Making Time for Retrospection

5 May

I haven’t written an article for my blog in a while. It’s certainly not for lack of something to say, in fact quite the contrary. There are so many topics worth discussing lately that it can be overwhelming. With information flying at me from so many sources and at lightning speed, I often find myself on the verge of information overload. Sound familiar to anyone else? So with all of this two-way information at hand, why have I not contributed to my own blog? Well, I’ve been taking time for some retrospection.

Retrospection: Proactive vs. Reactive
“The act or process or an instance of surveying the past.” – – Merriam-Webster Dictionary
Quite often we find ourselves in a perpetual forward motion.
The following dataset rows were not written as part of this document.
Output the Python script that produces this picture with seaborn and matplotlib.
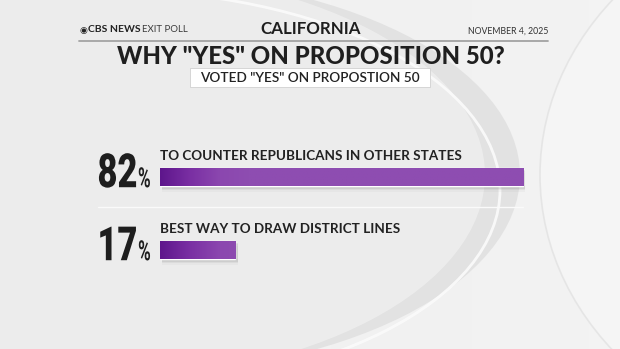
import numpy as np
import pandas as pd
import matplotlib
matplotlib.use("Agg")
import matplotlib.pyplot as plt
import seaborn as sns
import matplotlib.patheffects as pe
from matplotlib.transforms import Affine2D
from matplotlib.patches import Ellipse, Rectangle
from matplotlib.colors import LinearSegmentedColormap

# ---- data ----
categories = ["TO COUNTER REPUBLICANS IN OTHER STATES", "BEST WAY TO DRAW DISTRICT LINES"]
values = [82, 17]
state = "CALIFORNIA"
title = 'WHY "YES" ON PROPOSITION 50?'
subtitle = 'VOTED "YES" ON PROPOSTION 50'
date = "NOVEMBER 4, 2025"

df = pd.DataFrame({"category": categories, "value": values})

sns.set_theme(style="white")
plt.rcParams["font.family"] = ["Lato", "DejaVu Sans"]


class Condense(pe.AbstractPathEffect):
    """Draw text glyphs horizontally condensed toward one edge
    (the text stays a real Text artist)."""

    def __init__(self, sx, anchor="right"):
        super().__init__()
        self.sx = sx
        self.anchor = anchor

    def draw_path(self, renderer, gc, tpath, affine, rgbFace=None):
        ext = tpath.get_extents()
        xa = ext.x1 if self.anchor == "right" else ext.x0
        tr = Affine2D().translate(-xa, 0).scale(self.sx, 1).translate(xa, 0)
        renderer.draw_path(gc, tpath, tr + affine, rgbFace)


W, H = 620, 349
fig = plt.figure(figsize=(W / 100, H / 100), dpi=100)
fig.patch.set_facecolor("#e9e9e9")

# ---- background decoration (pixel coordinates) ----
bg = fig.add_axes([0, 0, 1, 1], zorder=0)
bg.set_xlim(0, W)
bg.set_ylim(H, 0)
bg.axis("off")
grad = np.linspace(0, 1, 256)[None, :]
bgmap = LinearSegmentedColormap.from_list("bg", ["#f0f0f0", "#eaeaea", "#e5e5e5", "#ececec"])
bg.imshow(grad, extent=(0, W, H, 0), cmap=bgmap, aspect="auto", zorder=0)
bg.add_patch(Ellipse((900, 170), 1370, 1000, facecolor="#f6f6f6", edgecolor="none", alpha=0.75, zorder=1))
bg.add_patch(Ellipse((120, 175), 800, 400, facecolor="#d6d6d6", edgecolor="none", alpha=0.55, zorder=2))
bg.add_patch(Ellipse((95, 175), 780, 410, facecolor="#eeeeee", edgecolor="none", alpha=0.9, zorder=3))
bg.add_patch(Ellipse((105, 190), 790, 400, facecolor="none", edgecolor="#fbfbfb", lw=2.0, alpha=0.9, zorder=3))
bg.add_patch(Ellipse((870, 175), 660, 560, facecolor="#f6f6f6", edgecolor="#e2e2e2", lw=1.2, alpha=0.8, zorder=3))

# header
bg.plot([79, 548], [40.5, 40.5], color="#a3a3a3", lw=1.3, zorder=5)
bg.text(79, 30, "◉", fontsize=6.5, color="#222222", va="center", ha="left",
        family=["DejaVu Sans"], zorder=6)
bg.text(87.5, 30, "CBS NEWS", fontsize=7.5, weight="bold", color="#222222",
        va="center", ha="left", zorder=6)
bg.text(141.5, 30, "EXIT POLL", fontsize=6.9, weight="normal", color="#3a3a3a",
        va="center", ha="left", zorder=6)
bg.text(311, 29.5, state, fontsize=12.2, weight="bold", color="#1e1e1e",
        va="center", ha="center", zorder=6)
bg.text(548, 31, date, fontsize=6.3, color="#333333", va="center", ha="right", zorder=6)
bg.text(311, 56.5, title, fontsize=17.3, weight="black", color="#1f1f1f",
        va="center", ha="center", zorder=6)
bg.add_patch(Rectangle((190, 68), 240, 18.5, facecolor="white", edgecolor="#d0d0d0",
                       lw=0.6, zorder=5))
bg.text(310, 77.5, subtitle, fontsize=9.8, weight="semibold", color="#222222",
        va="center", ha="center", zorder=6)

# ---- chart axes ----
ax = fig.add_axes([160 / W, (H - 286.5) / H, 443 / W, 146 / H], zorder=2)
ax.patch.set_alpha(0)
sns.barplot(data=df, x="value", y="category", orient="h", color="#8c4bb0",
            width=0.26, ax=ax, zorder=3)
ax.set_xlim(0, 100)
ax.set_ylim(1.5, -0.5)
ax.axis("off")

cmap = LinearSegmentedColormap.from_list("p", ["#5e168c", "#7a2fa3", "#8b47af", "#8e4db1"])
for p in list(ax.patches):
    x0, y0 = p.get_x(), p.get_y()
    w, h = p.get_width(), p.get_height()
    # soft shadow
    for k, a in enumerate([0.10, 0.07, 0.04]):
        ax.add_patch(Rectangle((x0 + 0.5, y0 + 0.03 + 0.02 * k), w, h,
                               facecolor="#555555", edgecolor="none", alpha=a, zorder=2))
    xs = np.linspace(x0, x0 + w, 300)
    t = np.clip((xs - x0) / 20.0, 0, 1)
    im = ax.imshow(t[None, :], extent=(x0, x0 + w, y0 + h, y0), cmap=cmap, vmin=0, vmax=1,
                   aspect="auto", interpolation="bilinear", zorder=4)
    im.set_clip_path(p)

ax.set_xlim(0, 100)
ax.set_ylim(1.5, -0.5)

# separator
ax.plot([-14, 82], [0.41, 0.41], color="#fafafa", lw=1.0, clip_on=False, zorder=1)

num_font = ["Roboto", "DejaVu Sans"]
SX_NUM, SX_PCT = 0.73, 0.62
LEFT_PX = 98  # left edge of the big numbers, in figure pixels
fig.canvas.draw()
renderer = fig.canvas.get_renderer()
inv = ax.transData.inverted()
for i, (cat, v) in enumerate(zip(categories, values)):
    ax.text(0.1, i - 0.29, cat, fontsize=9.7, weight="bold", color="#222222",
            va="center", ha="left", clip_on=False)
    nt = ax.text(0, i + 0.14, f"{v}", fontsize=34, weight="heavy", color="#1e1e1e",
                 family=num_font, va="baseline", ha="left", clip_on=False)
    nt.set_path_effects([Condense(SX_NUM, "right")])
    bw = nt.get_window_extent(renderer).width
    start_px = LEFT_PX - (1 - SX_NUM) * bw
    nt.set_x(inv.transform((start_px, 0))[0])
    right_px = start_px + bw - 0.5
    pt = ax.text(inv.transform((right_px, 0))[0], i + 0.14, "%", fontsize=20,
                 weight="bold", color="#1e1e1e", family=num_font,
                 va="baseline", ha="left", clip_on=False)
    pt.set_path_effects([Condense(SX_PCT, "left")])

fig.savefig("out.png", dpi=100, facecolor=fig.get_facecolor())
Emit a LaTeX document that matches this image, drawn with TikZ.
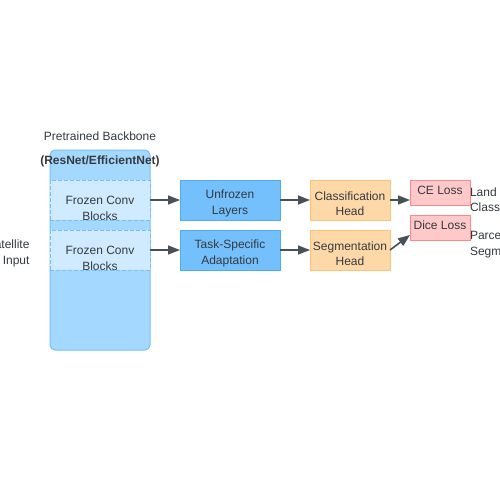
\documentclass[tikz,border=0pt]{standalone}
\usepackage{fontspec}
\setmainfont{Liberation Sans}
\usetikzlibrary{arrows.meta}
\definecolor{txt}{HTML}{343A40}
\definecolor{arr}{HTML}{495057}
\definecolor{bbfill}{HTML}{A5D8FF}
\definecolor{bbdraw}{HTML}{74C0FC}
\definecolor{frfill}{HTML}{D0EBFF}
\definecolor{unfill}{HTML}{74C0FC}
\definecolor{undraw}{HTML}{4DABF7}
\definecolor{orfill}{HTML}{FFD8A8}
\definecolor{ordraw}{HTML}{FFC078}
\definecolor{rdfill}{HTML}{FFC9C9}
\definecolor{rddraw}{HTML}{FF8787}
\begin{document}
\begin{tikzpicture}[x=1pt,y=-1pt,
  every node/.style={font=\fontsize{12}{15.5}\selectfont,text=txt,inner sep=0pt,outer sep=0pt},
  box/.style={draw,line width=1pt,minimum height=40pt,anchor=north west},
  frozen/.style={box,fill=frfill,draw=bbdraw,dash pattern=on 4pt off 2pt,minimum width=100pt},
  blue/.style={box,fill=unfill,draw=undraw,minimum width=100pt},
  orange/.style={box,fill=orfill,draw=ordraw,minimum width=80pt},
  loss/.style={box,fill=rdfill,draw=rddraw,minimum width=60pt,minimum height=25pt},
  lbl/.style={align=center},
  conn/.style={draw=arr,line width=1.6pt,-{Triangle[length=12pt,width=9pt]}}]
\useasboundingbox (0,0) rectangle (500,500);
\fill[white] (0,0) rectangle (500,500);
% backbone
\node[draw=bbdraw,fill=bbfill,line width=1pt,rounded corners=5pt,minimum width=100pt,minimum height=200pt,anchor=north west] (bb) at (50,150) {};
\node (bbt) at (100,136) {Pretrained Backbone};
\node (bbs) at (100,161) {\bfseries (ResNet/EfficientNet)};
\node[frozen] (f1) at (50,180) {};
\node[frozen] (f2) at (50,230) {};
\node[lbl] (f1t) at (100,208.5) {Frozen Conv\\Blocks};
\node[lbl] (f2t) at (100,258.5) {Frozen Conv\\Blocks};
\node[align=right,anchor=east] (sat) at (29.5,253.5) {Satellite\\Input};
% blue
\node[blue] (un) at (180,180) {};
\node[lbl] at ([yshift=-3.5pt]un.center) {Unfrozen\\Layers};
\node[blue] (ts) at (180,230) {};
\node[lbl] at ([yshift=-3.5pt]ts.center) {Task-Specific\\Adaptation};
% orange
\node[orange] (ch) at (310,180) {};
\node[lbl] at ([yshift=-3.5pt]ch.center) {Classification\\Head};
\node[orange] (sh) at (310,230) {};
\node[lbl] at ([yshift=-3.5pt]sh.center) {Segmentation\\Head};
% loss
\node[loss] (ce) at (410,180) {};
\node at ([yshift=2.5pt]ce.center) {CE Loss};
\node[loss] (dl) at (410,215) {};
\node at ([yshift=2.5pt]dl.center) {Dice Loss};
% outputs
\node[align=left,anchor=west] (lc) at (470,199.5) {Land\\Classification};
\node[align=left,anchor=west] (ps) at (470,244.5) {Parcel\\Segmentation};
% connectors
\draw[conn] (f1.east) -- (un.west);
\draw[conn] (f2.east) -- (ts.west);
\draw[conn] (un.east) -- (ch.west);
\draw[conn] (ts.east) -- (sh.west);
\draw[conn] (ch.east) -- (ce.south west |- ch.east);
\draw[conn] (sh.east) -- (dl.south west |- 0,235);
\end{tikzpicture}
\end{document}
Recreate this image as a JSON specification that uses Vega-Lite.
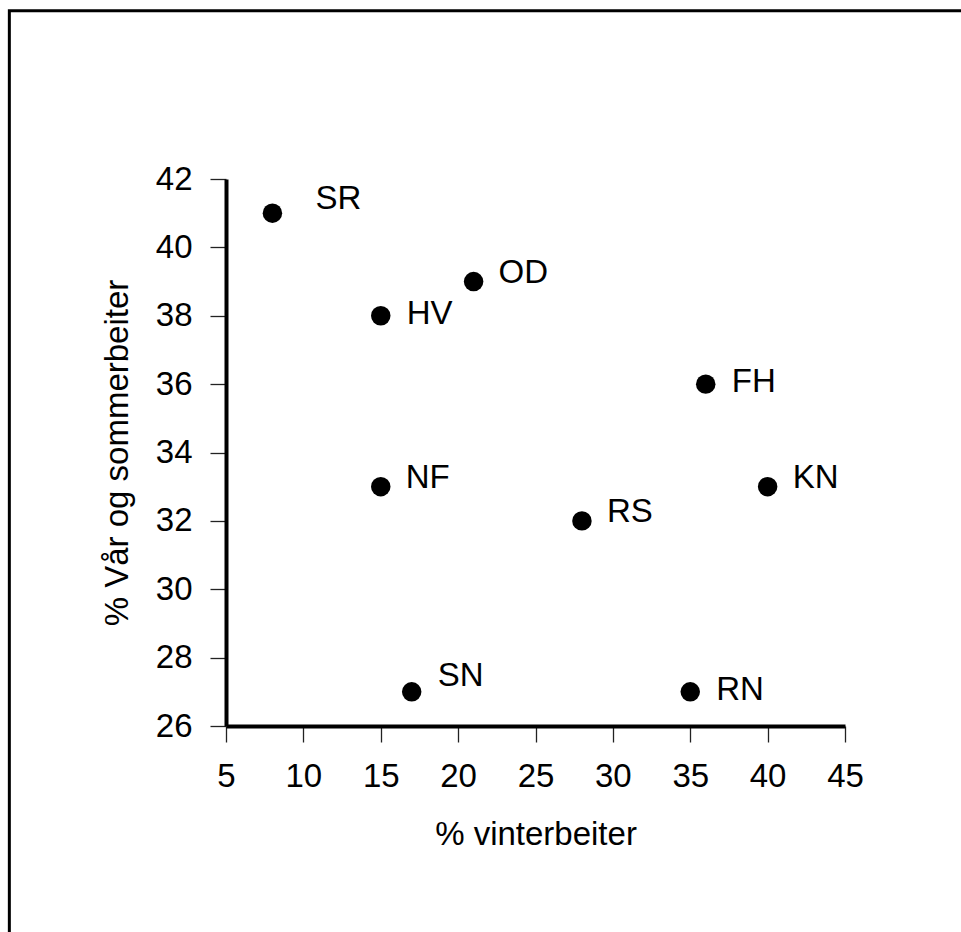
{
  "$schema": "https://vega.github.io/schema/vega-lite/v6.json",
  "autosize": {"type": "none"},
  "width": 619,
  "height": 547,
  "padding": {"left": 226, "top": 179, "right": 116, "bottom": 206},
  "background": "white",
  "config": {
    "view": {"stroke": null},
    "font": "Liberation Sans",
    "axis": {
      "grid": false,
      "domainColor": "black",
      "domainWidth": 4,
      "tickColor": "#222222",
      "tickWidth": 1.3,
      "tickSize": 16,
      "labelFlush": false,
      "labelOverlap": false,
      "labelFont": "Liberation Sans",
      "labelFontSize": 33,
      "labelColor": "black",
      "labelPadding": 18,
      "titleFont": "Liberation Sans",
      "titleFontSize": 33,
      "titleFontWeight": "normal",
      "titleColor": "black"
    }
  },
  "data": {
    "values": [
      {"site": "SR", "vinter": 8, "sommer": 41},
      {"site": "HV", "vinter": 15, "sommer": 38},
      {"site": "OD", "vinter": 21, "sommer": 39},
      {"site": "FH", "vinter": 36, "sommer": 36},
      {"site": "NF", "vinter": 15, "sommer": 33},
      {"site": "KN", "vinter": 40, "sommer": 33},
      {"site": "RS", "vinter": 28, "sommer": 32},
      {"site": "SN", "vinter": 17, "sommer": 27},
      {"site": "RN", "vinter": 35, "sommer": 27}
    ]
  },
  "layer": [
    {
      "data": {"values": [{"frame": 1}]},
      "mark": {"type": "rect", "fill": null, "stroke": "black", "strokeWidth": 3, "clip": false},
      "encoding": {
        "x": {"datum": -9, "type": "quantitative", "scale": {"domain": [5, 45], "nice": false, "zero": false}, "title": "% vinterbeiter"},
        "x2": {"datum": 55},
        "y": {"datum": 46.92, "type": "quantitative", "scale": {"domain": [26, 42], "nice": false, "zero": false}, "title": "% Vår og sommerbeiter"},
        "y2": {"datum": 18}
      }
    },
    {
      "mark": {"type": "point", "filled": true, "shape": "circle", "size": 380, "color": "black", "opacity": 1},
      "encoding": {
        "x": {"field": "vinter", "type": "quantitative", "scale": {"domain": [5, 45], "nice": false, "zero": false}, "axis": {"values": [5, 10, 15, 20, 25, 30, 35, 40, 45], "titlePadding": 25}, "title": "% vinterbeiter"},
        "y": {"field": "sommer", "type": "quantitative", "scale": {"domain": [26, 42], "nice": false, "zero": false}, "axis": {"values": [26, 28, 30, 32, 34, 36, 38, 40, 42], "titlePadding": 21}, "title": "% Vår og sommerbeiter"}
      }
    },
    {
      "transform": [{"filter": {"field": "site", "oneOf": ["FH", "HV", "RN"]}}],
      "mark": {"type": "text", "align": "left", "baseline": "middle", "dx": 26, "dy": -2, "fontSize": 33, "color": "black"},
      "encoding": {
        "x": {"field": "vinter", "type": "quantitative"},
        "y": {"field": "sommer", "type": "quantitative"},
        "text": {"field": "site"}
      }
    },
    {
      "transform": [{"filter": {"field": "site", "oneOf": ["OD", "NF", "RS", "KN"]}}],
      "mark": {"type": "text", "align": "left", "baseline": "middle", "dx": 25, "dy": -9, "fontSize": 33, "color": "black"},
      "encoding": {
        "x": {"field": "vinter", "type": "quantitative"},
        "y": {"field": "sommer", "type": "quantitative"},
        "text": {"field": "site"}
      }
    },
    {
      "transform": [{"filter": {"field": "site", "equal": "SN"}}],
      "mark": {"type": "text", "align": "left", "baseline": "middle", "dx": 26, "dy": -16, "fontSize": 33, "color": "black"},
      "encoding": {
        "x": {"field": "vinter", "type": "quantitative"},
        "y": {"field": "sommer", "type": "quantitative"},
        "text": {"field": "site"}
      }
    },
    {
      "transform": [{"filter": {"field": "site", "equal": "SR"}}],
      "mark": {"type": "text", "align": "left", "baseline": "middle", "dx": 43, "dy": -14, "fontSize": 33, "color": "black"},
      "encoding": {
        "x": {"field": "vinter", "type": "quantitative"},
        "y": {"field": "sommer", "type": "quantitative"},
        "text": {"field": "site"}
      }
    }
  ]
}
Have you ever felt that the tools we’re using to better manage our time, clients, businesses, and family have now turn the tables on us and taken control of our lives? Between our Outlook calendars alerts, Google alerts, Task List alerts, Reminder pop-ups, and smartphones buzzing, beeping and singing at us, it occurred to me that I forgot to schedule time to breath!

So, it’s not that we never stop to reevaluate our lives, priorities, clients, businesses, and family. However, we usually do so when we encounter some convergence of due dates or inciting event that causes us to take pause, reboot, and adjust accordingly. In other words, our time for retrospection and reprioritizing are reactive. I think we can all agree that we could reduce our stress, increase our productivity, and enjoy our personal/family time if we took a proactive approach to the act of retrospection. But then retrospection is just the first step.

Introspection: Part of the Process
“A reflective looking inward. – – Merriam-Webster Dictionary
In the context of this discussion, the inward reflection is part of evaluating and reevaluating our business goals and their alignment with our personal goals. I think we all feel better when we’re enjoying our work life and personal life. We find greater balance, satisfaction, and peace when our clients, colleagues, family, and friends are happy and satisfied. We feel a greater sense of accomplishment when we’ve met all reasonable expectations of those in our two worlds.

Now, how do we begin? Well, each of us needs to find our individual path. For some, talking with colleagues, friends, and family, provides insight into our priorities. Others may seek spiritual guidance, guidance from a personal or professional mentor, or simply a quiet escape to the beach or mountains away from the noise of our busy world.

Some Tips to Consider

  1. Old School (but it works for me): Use a yellow legal pad and draw a line down the middle of the page. In the left hand column, write down the results of your retrospective process. (a) What have you been doing that you know you want to improve upon or simply do differently. (b) Where has your energy been focused? (c) How has your time been allocated?  In the right hand column, write down how you’re going to make the adjustments. Feel free to brainstorm with others involved so you get perspectives other than your own. Moreover, involving others in reassessing business priorities and goals increases the chance that you’ll gain support and buy-in for these changes.
  2. Overcoming Fear: Let’s face it, the greatest barrier to any change (personal or professional) is the fear associated with that change. Will we make the “right” decisions? What if we fail? What if others don’t like our retrospection and their corresponding future changes? At the end of the day, we need to remind ourselves that we will never make everyone happy 100% of the time. Change is scary whether you’re the one initiating the change or the one experiencing the change. However, as I continue to be reminded, change is always easier when you are proactively changing versus reactively changing.
  3. Looking Back to the Future: Retrospection allows us the time to analyze our past, and redesign our future. It’s the time to hit the Control+ALT+Delete and “reboot” our systems.  We need to embrace our successes, learn from our failures, and be excited and invigorated about our future.

I look forward to receiving your tips, feedback and suggestions!